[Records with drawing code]
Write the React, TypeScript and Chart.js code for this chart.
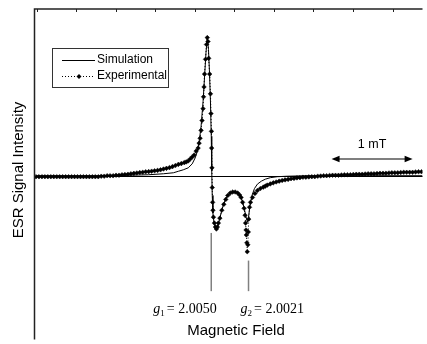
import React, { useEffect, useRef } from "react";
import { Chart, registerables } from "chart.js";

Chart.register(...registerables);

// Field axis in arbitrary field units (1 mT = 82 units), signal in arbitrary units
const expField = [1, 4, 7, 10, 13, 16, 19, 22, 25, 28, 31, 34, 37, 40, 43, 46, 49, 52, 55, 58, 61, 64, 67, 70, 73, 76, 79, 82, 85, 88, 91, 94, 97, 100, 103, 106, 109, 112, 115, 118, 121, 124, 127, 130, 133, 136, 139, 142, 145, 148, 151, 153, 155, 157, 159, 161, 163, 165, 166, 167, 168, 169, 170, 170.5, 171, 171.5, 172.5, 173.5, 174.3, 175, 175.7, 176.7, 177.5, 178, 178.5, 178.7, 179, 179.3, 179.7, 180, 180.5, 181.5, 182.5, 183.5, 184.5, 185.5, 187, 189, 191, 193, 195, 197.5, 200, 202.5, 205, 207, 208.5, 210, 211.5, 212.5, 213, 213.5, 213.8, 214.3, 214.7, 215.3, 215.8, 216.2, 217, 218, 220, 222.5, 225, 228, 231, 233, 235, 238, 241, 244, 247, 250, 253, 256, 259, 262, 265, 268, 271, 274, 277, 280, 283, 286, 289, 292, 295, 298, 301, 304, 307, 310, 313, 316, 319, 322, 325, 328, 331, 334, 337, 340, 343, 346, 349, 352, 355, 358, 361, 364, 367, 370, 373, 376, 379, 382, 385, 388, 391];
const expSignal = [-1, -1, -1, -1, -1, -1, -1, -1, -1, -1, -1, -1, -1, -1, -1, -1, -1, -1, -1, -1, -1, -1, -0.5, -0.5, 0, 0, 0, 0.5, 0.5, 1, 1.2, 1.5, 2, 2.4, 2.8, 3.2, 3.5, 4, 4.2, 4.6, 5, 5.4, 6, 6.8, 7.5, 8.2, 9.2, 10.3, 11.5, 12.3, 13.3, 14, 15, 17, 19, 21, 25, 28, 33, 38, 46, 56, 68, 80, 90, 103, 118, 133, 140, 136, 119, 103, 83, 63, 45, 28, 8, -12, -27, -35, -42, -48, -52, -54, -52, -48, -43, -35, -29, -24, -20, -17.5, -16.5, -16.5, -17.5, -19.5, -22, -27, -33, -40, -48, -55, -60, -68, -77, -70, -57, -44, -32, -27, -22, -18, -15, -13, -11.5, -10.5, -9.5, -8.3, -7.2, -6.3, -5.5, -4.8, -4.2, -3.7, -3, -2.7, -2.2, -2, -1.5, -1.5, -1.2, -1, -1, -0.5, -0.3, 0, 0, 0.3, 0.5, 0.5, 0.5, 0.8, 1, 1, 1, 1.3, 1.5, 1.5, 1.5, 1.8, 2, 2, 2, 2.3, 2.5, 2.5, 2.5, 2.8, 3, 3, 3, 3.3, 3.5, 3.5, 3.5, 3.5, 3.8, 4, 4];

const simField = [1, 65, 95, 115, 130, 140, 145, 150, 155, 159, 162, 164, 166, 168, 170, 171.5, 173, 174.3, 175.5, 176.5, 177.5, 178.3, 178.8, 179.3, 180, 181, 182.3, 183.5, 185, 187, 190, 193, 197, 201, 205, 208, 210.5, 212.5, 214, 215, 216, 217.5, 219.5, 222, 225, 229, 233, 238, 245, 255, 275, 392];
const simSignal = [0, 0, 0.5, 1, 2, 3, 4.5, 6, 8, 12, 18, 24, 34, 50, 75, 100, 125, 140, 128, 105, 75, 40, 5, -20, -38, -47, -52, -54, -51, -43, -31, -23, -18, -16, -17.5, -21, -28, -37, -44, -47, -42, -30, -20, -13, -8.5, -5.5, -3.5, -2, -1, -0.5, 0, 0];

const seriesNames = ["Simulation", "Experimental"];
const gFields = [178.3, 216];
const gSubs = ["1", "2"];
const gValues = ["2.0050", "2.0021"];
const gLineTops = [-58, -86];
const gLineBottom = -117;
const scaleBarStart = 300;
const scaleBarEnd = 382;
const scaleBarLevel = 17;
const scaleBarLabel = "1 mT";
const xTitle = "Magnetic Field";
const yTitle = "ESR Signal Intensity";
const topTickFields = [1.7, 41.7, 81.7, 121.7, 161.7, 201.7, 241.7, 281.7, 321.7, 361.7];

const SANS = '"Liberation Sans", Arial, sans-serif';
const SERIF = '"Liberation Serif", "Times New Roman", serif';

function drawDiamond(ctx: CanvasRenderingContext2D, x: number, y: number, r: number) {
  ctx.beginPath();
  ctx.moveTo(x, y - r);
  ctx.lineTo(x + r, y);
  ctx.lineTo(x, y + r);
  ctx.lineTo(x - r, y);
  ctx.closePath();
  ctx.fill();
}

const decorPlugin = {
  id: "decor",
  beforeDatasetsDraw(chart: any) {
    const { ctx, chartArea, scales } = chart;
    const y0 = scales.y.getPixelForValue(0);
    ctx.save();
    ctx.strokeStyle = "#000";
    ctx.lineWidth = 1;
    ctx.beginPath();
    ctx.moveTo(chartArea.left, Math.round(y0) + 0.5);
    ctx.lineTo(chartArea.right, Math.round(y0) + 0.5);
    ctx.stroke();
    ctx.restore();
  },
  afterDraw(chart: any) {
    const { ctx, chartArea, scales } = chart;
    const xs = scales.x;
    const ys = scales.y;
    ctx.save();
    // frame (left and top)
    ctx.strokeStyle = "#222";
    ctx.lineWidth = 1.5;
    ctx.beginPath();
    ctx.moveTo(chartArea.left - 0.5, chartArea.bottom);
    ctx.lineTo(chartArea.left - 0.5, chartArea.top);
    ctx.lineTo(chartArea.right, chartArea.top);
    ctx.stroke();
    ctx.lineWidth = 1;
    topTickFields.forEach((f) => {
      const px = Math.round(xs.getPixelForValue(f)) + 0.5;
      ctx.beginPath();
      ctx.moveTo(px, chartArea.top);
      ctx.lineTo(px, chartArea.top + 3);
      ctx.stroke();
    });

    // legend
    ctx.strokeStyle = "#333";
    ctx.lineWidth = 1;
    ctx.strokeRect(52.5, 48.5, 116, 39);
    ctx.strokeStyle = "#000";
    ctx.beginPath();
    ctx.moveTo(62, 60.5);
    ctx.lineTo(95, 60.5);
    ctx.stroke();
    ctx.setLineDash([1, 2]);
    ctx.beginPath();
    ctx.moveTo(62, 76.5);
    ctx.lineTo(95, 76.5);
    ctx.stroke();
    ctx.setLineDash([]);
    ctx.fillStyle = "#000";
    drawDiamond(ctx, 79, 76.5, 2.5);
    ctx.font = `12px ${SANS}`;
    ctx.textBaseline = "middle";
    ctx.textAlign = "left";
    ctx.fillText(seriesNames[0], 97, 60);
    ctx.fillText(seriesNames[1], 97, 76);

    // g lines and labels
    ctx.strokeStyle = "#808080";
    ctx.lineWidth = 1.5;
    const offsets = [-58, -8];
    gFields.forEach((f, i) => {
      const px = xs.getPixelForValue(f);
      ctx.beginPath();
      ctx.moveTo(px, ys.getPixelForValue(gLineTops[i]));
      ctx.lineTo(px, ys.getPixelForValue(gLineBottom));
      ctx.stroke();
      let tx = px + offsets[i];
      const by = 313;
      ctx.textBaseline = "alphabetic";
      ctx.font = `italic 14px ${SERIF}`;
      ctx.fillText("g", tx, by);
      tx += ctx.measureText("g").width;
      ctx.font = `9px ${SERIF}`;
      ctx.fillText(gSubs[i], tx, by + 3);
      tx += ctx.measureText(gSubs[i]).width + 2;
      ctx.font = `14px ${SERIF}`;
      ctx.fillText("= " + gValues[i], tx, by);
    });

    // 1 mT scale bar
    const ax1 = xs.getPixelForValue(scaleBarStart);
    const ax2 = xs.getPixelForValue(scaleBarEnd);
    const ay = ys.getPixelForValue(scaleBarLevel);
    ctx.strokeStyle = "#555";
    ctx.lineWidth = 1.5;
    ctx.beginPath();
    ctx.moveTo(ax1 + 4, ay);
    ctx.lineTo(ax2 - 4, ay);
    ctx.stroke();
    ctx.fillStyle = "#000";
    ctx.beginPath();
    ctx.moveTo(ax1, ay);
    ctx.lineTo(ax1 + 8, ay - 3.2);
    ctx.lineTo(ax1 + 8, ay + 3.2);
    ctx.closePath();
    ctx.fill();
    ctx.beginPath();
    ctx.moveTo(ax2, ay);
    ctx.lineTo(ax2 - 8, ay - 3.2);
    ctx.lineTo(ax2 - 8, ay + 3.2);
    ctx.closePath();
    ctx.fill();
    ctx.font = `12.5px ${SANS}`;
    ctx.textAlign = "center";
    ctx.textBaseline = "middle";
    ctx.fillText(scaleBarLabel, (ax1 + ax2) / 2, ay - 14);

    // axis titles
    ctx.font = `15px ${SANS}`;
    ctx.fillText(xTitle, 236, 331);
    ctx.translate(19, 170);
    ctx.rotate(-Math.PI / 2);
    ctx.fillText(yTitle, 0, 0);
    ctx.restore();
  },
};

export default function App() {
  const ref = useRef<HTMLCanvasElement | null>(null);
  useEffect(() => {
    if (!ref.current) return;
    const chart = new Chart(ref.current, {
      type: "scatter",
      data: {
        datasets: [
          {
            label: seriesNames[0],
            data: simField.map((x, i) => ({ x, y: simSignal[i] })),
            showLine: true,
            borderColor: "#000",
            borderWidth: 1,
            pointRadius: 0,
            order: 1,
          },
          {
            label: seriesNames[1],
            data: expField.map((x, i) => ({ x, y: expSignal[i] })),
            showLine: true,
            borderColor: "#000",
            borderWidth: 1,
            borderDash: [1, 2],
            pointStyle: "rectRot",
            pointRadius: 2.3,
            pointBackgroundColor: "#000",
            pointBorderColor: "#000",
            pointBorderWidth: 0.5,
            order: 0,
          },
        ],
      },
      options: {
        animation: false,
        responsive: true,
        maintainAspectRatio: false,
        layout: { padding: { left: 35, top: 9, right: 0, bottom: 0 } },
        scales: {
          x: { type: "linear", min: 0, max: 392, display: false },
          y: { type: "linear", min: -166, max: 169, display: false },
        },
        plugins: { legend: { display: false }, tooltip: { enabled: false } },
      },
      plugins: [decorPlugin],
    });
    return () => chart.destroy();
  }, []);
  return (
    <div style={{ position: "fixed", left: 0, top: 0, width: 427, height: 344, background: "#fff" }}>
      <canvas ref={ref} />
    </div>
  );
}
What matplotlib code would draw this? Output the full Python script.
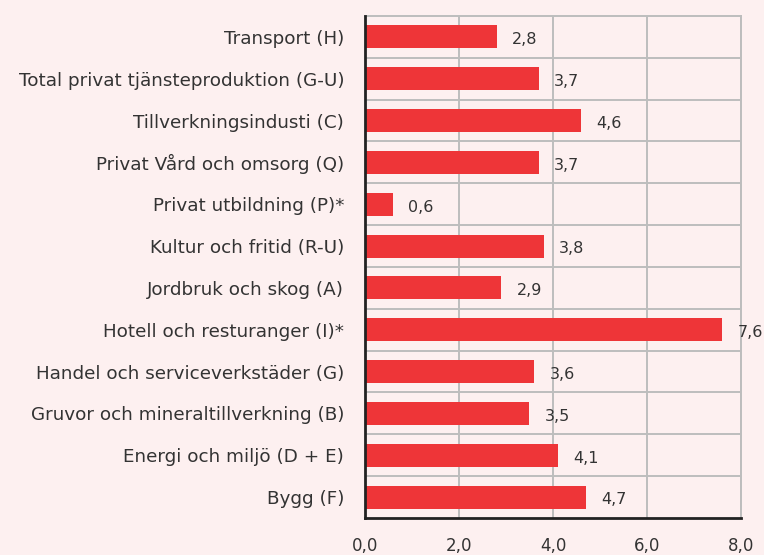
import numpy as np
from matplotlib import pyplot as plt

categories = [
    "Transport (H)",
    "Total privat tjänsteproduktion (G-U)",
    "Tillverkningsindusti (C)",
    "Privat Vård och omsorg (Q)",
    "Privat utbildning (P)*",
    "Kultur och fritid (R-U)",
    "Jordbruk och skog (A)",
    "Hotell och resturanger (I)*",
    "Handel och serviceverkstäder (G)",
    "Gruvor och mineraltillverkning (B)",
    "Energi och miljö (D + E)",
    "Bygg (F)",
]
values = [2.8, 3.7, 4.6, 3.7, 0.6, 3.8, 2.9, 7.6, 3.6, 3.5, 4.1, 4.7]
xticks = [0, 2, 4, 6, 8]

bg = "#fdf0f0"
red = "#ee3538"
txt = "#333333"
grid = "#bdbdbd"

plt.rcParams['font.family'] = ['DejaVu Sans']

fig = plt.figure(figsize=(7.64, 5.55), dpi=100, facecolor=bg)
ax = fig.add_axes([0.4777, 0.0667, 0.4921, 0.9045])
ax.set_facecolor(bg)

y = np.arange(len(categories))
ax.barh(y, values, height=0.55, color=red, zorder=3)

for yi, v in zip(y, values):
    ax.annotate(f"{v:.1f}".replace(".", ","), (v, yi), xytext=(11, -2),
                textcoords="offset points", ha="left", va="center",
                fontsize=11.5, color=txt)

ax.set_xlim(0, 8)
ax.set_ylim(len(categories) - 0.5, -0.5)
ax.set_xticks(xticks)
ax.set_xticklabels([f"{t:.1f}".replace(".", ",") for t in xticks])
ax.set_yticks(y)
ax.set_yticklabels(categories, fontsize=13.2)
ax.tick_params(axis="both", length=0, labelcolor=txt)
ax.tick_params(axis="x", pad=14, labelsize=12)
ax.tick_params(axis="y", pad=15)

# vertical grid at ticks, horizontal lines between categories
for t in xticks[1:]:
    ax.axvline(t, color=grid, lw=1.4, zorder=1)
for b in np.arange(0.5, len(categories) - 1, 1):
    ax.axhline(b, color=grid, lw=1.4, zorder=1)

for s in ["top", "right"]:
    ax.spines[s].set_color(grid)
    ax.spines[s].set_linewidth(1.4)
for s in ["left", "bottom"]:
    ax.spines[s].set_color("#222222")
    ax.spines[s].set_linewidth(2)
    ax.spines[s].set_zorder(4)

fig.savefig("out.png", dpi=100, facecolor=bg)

** PROBLEM **
Return, unchanged, the lines from the first line of the material through the line that holds "Chart.register(...registerables);", inclusive, omitting pictures.

** WRITTEN SOLUTION **
Write the React, TypeScript and Chart.js code for this chart.
import React, { useEffect, useRef } from "react";
import { Chart, registerables } from "chart.js";

Chart.register(...registerables);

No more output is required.